_Given data_.
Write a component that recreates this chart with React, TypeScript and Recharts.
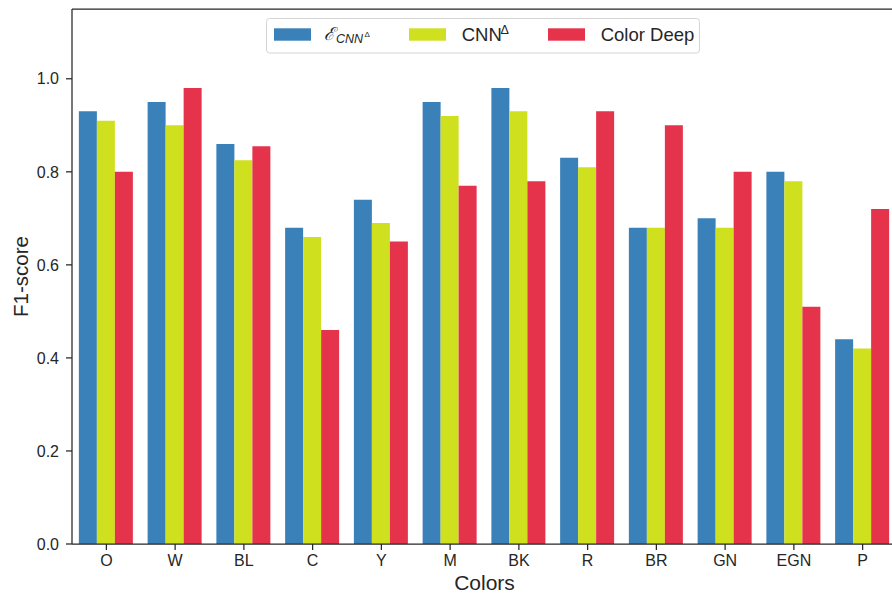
import React from "react";
import { BarChart, Bar, XAxis, YAxis, ReferenceLine } from "recharts";

const categories = ["O", "W", "BL", "C", "Y", "M", "BK", "R", "BR", "GN", "EGN", "P"];
const ecnn = [0.93, 0.95, 0.86, 0.68, 0.74, 0.95, 0.98, 0.83, 0.68, 0.70, 0.80, 0.44];
const cnn = [0.91, 0.90, 0.825, 0.66, 0.69, 0.92, 0.93, 0.81, 0.68, 0.68, 0.78, 0.42];
const colorDeep = [0.80, 0.98, 0.855, 0.46, 0.65, 0.77, 0.78, 0.93, 0.90, 0.80, 0.51, 0.72];
const yTicks = [0, 0.2, 0.4, 0.6, 0.8, 1.0];

const data = categories.map((c, i) => ({ name: c, ecnn: ecnn[i], cnn: cnn[i], deep: colorDeep[i] }));

const BLUE = "#3a81ba";
const YELLOW = "#cfe01e";
const RED = "#e6334c";
const AX = "#262626";
const TXT = "#262626";
const FONT = "'Liberation Sans', Arial, sans-serif";

const LegendOverlay = () => (
  <svg width={892} height={597} style={{ position: "absolute", left: 0, top: 0, pointerEvents: "none" }}>
    <rect x={266.5} y={18.5} width={433} height={34.5} rx={3} fill="#ffffff" fillOpacity={0.85} stroke="#d4d4d4" strokeWidth={1} />
    <rect x={274} y={28.3} width={37} height={12.4} fill={BLUE} />
    <rect x={409} y={28.3} width={37} height={12.4} fill={YELLOW} />
    <rect x={548} y={28.3} width={37} height={12.4} fill={RED} />
    <text x={324} y={40} fontFamily="'DejaVu Serif', serif" fontStyle="italic" fontSize={18} fill={TXT}>ℰ</text>
    <text x={336} y={43.3} fontFamily={FONT} fontStyle="italic" fontSize={12.5} fill={TXT}>CNN</text>
    <text x={364.5} y={36.7} fontFamily={FONT} fontSize={8} fill={TXT}>Δ</text>
    <text x={461.7} y={40.7} fontFamily={FONT} fontSize={18.5} fill={TXT}>CNN</text>
    <text x={500.5} y={34} fontFamily={FONT} fontSize={12.5} fill={TXT}>Δ</text>
    <text x={600.7} y={40.7} fontFamily={FONT} fontSize={18.5} fill={TXT}>Color Deep</text>
  </svg>
);

const YLabel = (props: any) => {
  const vb = props.viewBox || { y: 9, height: 535 };
  const cy = vb.y + vb.height / 2;
  return (
    <text
      x={0}
      y={0}
      transform={`translate(28.3, ${cy}) rotate(-90)`}
      textAnchor="middle"
      fontFamily={FONT}
      fontSize={20.5}
      fill={TXT}
    >
      F1-score
    </text>
  );
};

export default function App() {
  return (
    <div style={{ position: "absolute", left: 0, top: 0, width: 892, height: 597, overflow: "hidden", background: "#fff" }}>
      <BarChart
        width={910}
        height={597}
        data={data}
        margin={{ top: 9, right: 13, bottom: 0, left: 0 }}
        barCategoryGap="10%"
        barGap={0}
      >
        <XAxis
          dataKey="name"
          height={53}
          tickLine={{ stroke: AX, strokeWidth: 1.25 }}
          axisLine={{ stroke: AX, strokeWidth: 1.25 }}
          tickSize={6}
          tickMargin={5}
          tick={{ fill: TXT, fontSize: 16, fontFamily: FONT }}
          label={{ value: "Colors", position: "insideBottom", offset: 7, fill: TXT, fontSize: 21, fontFamily: FONT }}
        />
        <YAxis
          width={72}
          domain={[0, 1.15]}
          ticks={yTicks}
          allowDataOverflow
          tickFormatter={(v: number) => v.toFixed(1)}
          tickLine={{ stroke: AX, strokeWidth: 1.25 }}
          axisLine={{ stroke: AX, strokeWidth: 1.25 }}
          tickSize={6}
          tickMargin={7}
          tick={{ fill: TXT, fontSize: 16, fontFamily: FONT }}
          label={{ content: YLabel }}
        />
        <ReferenceLine y={1.15} stroke={AX} strokeWidth={1.25} ifOverflow="visible" />
        <Bar dataKey="ecnn" fill={BLUE} isAnimationActive={false} />
        <Bar dataKey="cnn" fill={YELLOW} isAnimationActive={false} />
        <Bar dataKey="deep" fill={RED} isAnimationActive={false} />
      </BarChart>
      <LegendOverlay />
    </div>
  );
}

_What you are asked to do_. Copy nothing but the lines from the top of the material through the line holding "const data = categories.map((c, i)", exactly as written; omit pictures.

_Result for this exercise_.
Write a component that recreates this chart with React, TypeScript and Recharts.
import React from "react";
import { BarChart, Bar, XAxis, YAxis, ReferenceLine } from "recharts";

const categories = ["O", "W", "BL", "C", "Y", "M", "BK", "R", "BR", "GN", "EGN", "P"];
const ecnn = [0.93, 0.95, 0.86, 0.68, 0.74, 0.95, 0.98, 0.83, 0.68, 0.70, 0.80, 0.44];
const cnn = [0.91, 0.90, 0.825, 0.66, 0.69, 0.92, 0.93, 0.81, 0.68, 0.68, 0.78, 0.42];
const colorDeep = [0.80, 0.98, 0.855, 0.46, 0.65, 0.77, 0.78, 0.93, 0.90, 0.80, 0.51, 0.72];
const yTicks = [0, 0.2, 0.4, 0.6, 0.8, 1.0];

const data = categories.map((c, i) => ({ name: c, ecnn: ecnn[i], cnn: cnn[i], deep: colorDeep[i] }));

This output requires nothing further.